C’est une page d’histoire inconnue (car tout ce qui touche à l’existence de cet être extraordinaire est de l’histoire), un vrai drame corse, qui faillit devenir fatal au jeune officier, alors en congé dans sa patrie.
…ceci est de l’histoire, et on ne touche pas à l’histoire.

Maupassant, Une page d’histoire inédite, 1880

Enfin hier soir, en transférant mes photos, j’ai jeté un œil sur wikipédia, à tout hasard :
Bocognano, 1866 habitants en 1800 (376 en 2018), dont un bon nombre de bergers nomades et de bandits d’honneur : c’est là, à Bocognano, que Bonaparte manque perdre la vie en 1793, poursuivi par le clan Morelli – les partisans de Paoli (…il s’en est fallu d’un grain de sable) – et à Bocognano qu’une femme, en se jetant aux pieds de son mari, lui sauve la vie – Maupassant raconte ça très bien (- attention, l’histoire, pas la légende !…)

…En 1793, la Corse s’enflamme de tous les côtés. Corses, Gênois, Français, Anglais, Corses… Royauté, révolutions, tyrannies, soumission, indépendance…
…Combien de fois les montagnes de Kabylie ont-t-elles flambé, depuis que les Français ont entrepris puis achevé sa conquête, pas si longtemps après, sous un autre Bonaparte ?…

par la fenêtre du train – en Corse, ou en Kabylie ?

2 commentaires sur « la montagne qui flambe, et celle dont on ne parlera pas vraiment aujourd’hui »

  1. Ah, Marie, c’était ta fête hier, et aussi l’anniversaire de notre ami Napoléon ! Je connais ce train dont tu parles , pris avec Damien, sac au dos en 80 ? (Pauvre Damien !). Je l’ai repris dans les années 90, en février, pour aller passer à Vizzavone une semaine chez Steve Jourdain, un éveillé excentrique qui vivait avec sa Corse de femme.
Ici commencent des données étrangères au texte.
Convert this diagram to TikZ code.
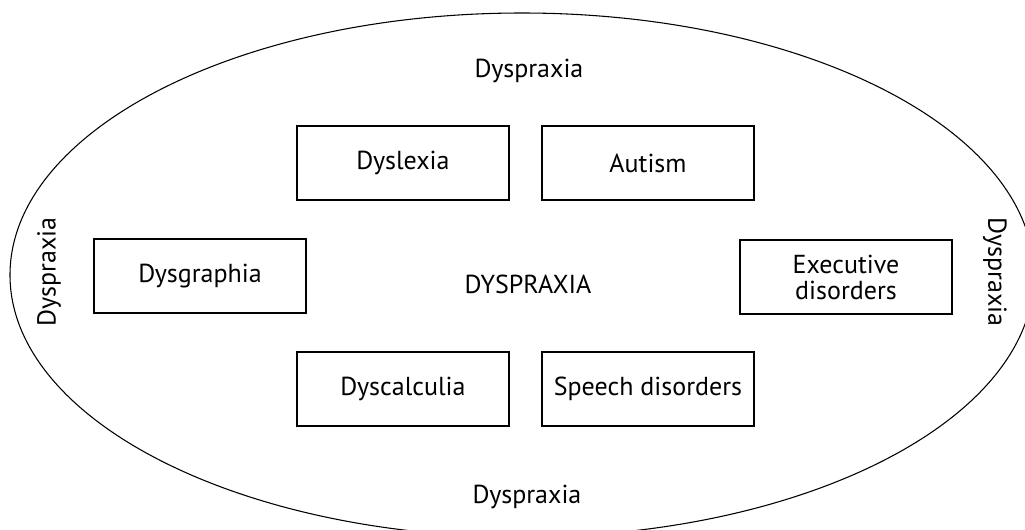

En me voyant arriver — j’étais la seule à descendre – le chef de gare me demande, juste pour vérifier : « Vous allez chez Madame Costa ? » (Jourdain était un pinsout et n’existait donc pas). Je vois arriver un bouledogue, ladite dame – qui m’ accueille avec : « j’espère que vous aimez marcher : ici il n’y a que ça à faire. » Bouledogue au grand cœur en fait.